In accordance with the Sturm und Drang influence over this music, which, apart from that Andante, sounds far removed from the usual perfumed levity of a serenade, the Chilingirians adopt a dark, burnished tone, often employing minimal vibrato and emphasising the rich, buzzing properties of their instruments in their lower reaches. The opening movement is sombre, even tragic in mood, and the Menuetto is a sharp and brilliant formal canon with a stately Trio. The Variations in the finale are tense and driven; the ensemble’s style is invariably perfectly suited to the musical form and the over-arching atmosphere of the quintet as a whole.
The later work also opens in a dark and restless mode, constantly slithering and sliding into remote, disturbing musical regions before returning obsessively to the imploring main subject. The Allegretto is a melancholy minuet punctuated by stabbing chords suggestive of pain. The Adagio is played on muted instruments lending a strange, muffled grief to the music which is proleptic of the more anguished moments in Beethoven’s string quartets. The long, sinuous melodic line in the opening is succeeded by a downward sliding theme which intensifies the tragic ambiance; the music then stutters, halts and fragments before pulling itself together in a surprisingly cheerful, almost incongruous, interlude suggestive of resignation and acceptance; the same motif is pressed into service as a coda. The timing, phrasing and balance of the playing here is simply perfect. The second and final Adagio opens with a wailing, melancholy melody on the first violin over throbbing ostinato quavers and intermittent pizzicato accents, then three minutes in, the movement morphs abruptly into the Allegro of the finale proper, whereby the continuity of three quarter time is maintained, but now in a skipping, Haydnesque compound duple rhythm which makes passing reference to themes from the three preceding movements.
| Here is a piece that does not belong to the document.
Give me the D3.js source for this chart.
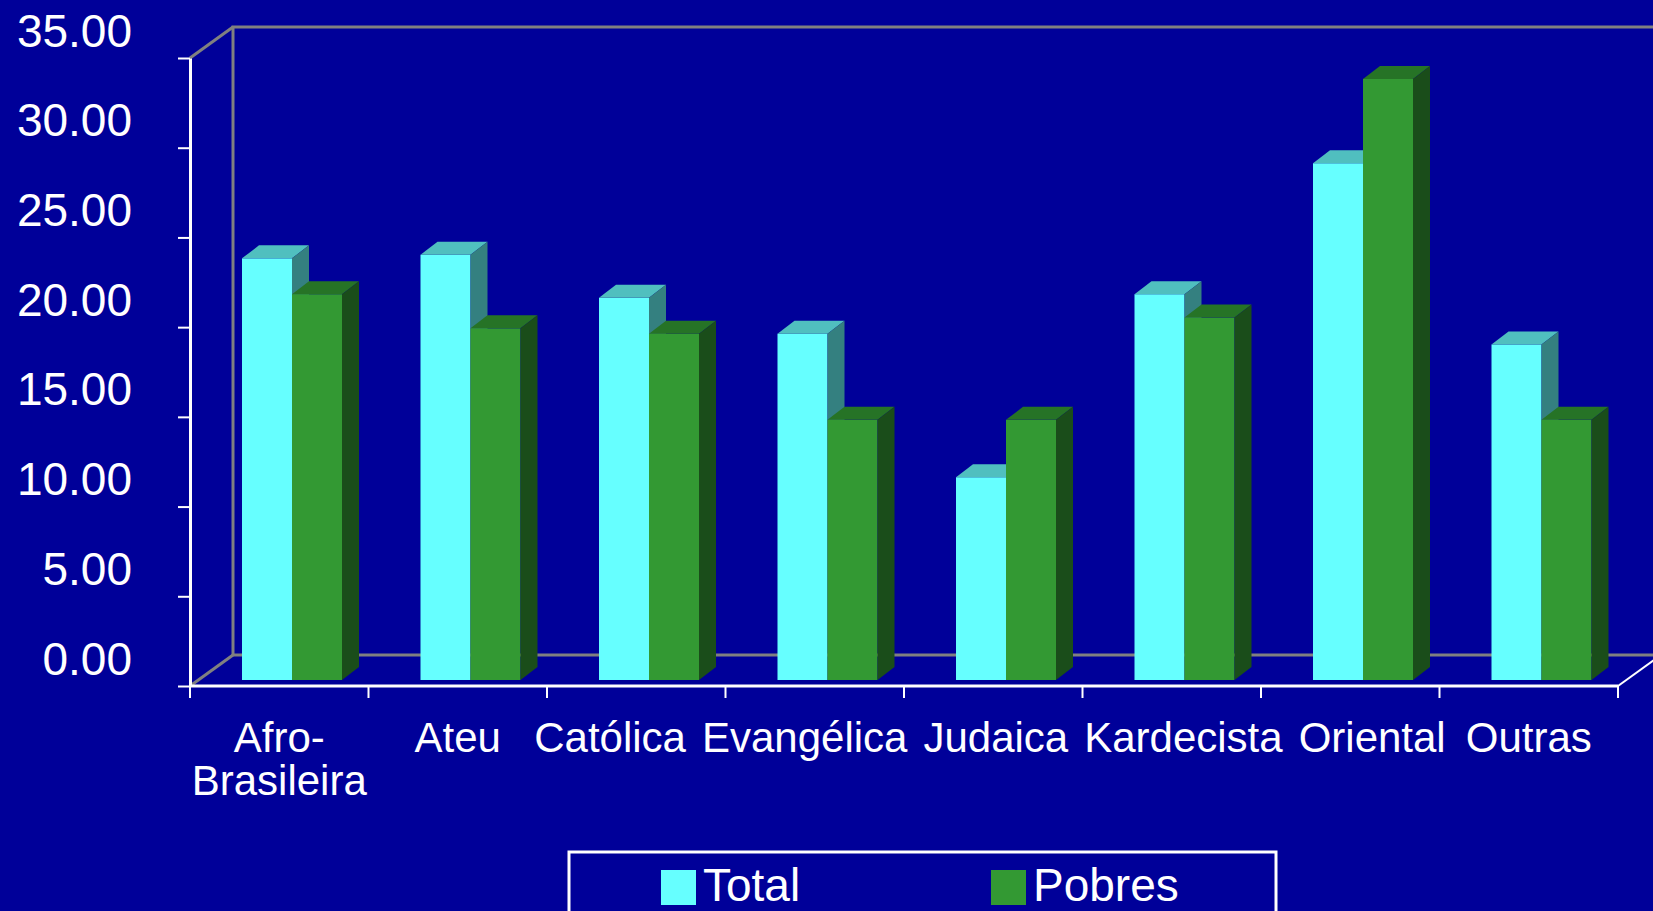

Once again, I commend Hugh Wood’s notes as a model of their kind in helping the listener to appreciate the context and content of these great works. I repeat here, too, the observation I made in my
other reviews of CDs this series: while listening to the music I find myself so absorbed by the musicality of the end product that I forget to comment on, or even notice, the interpretative and technical mastery of the musicians here.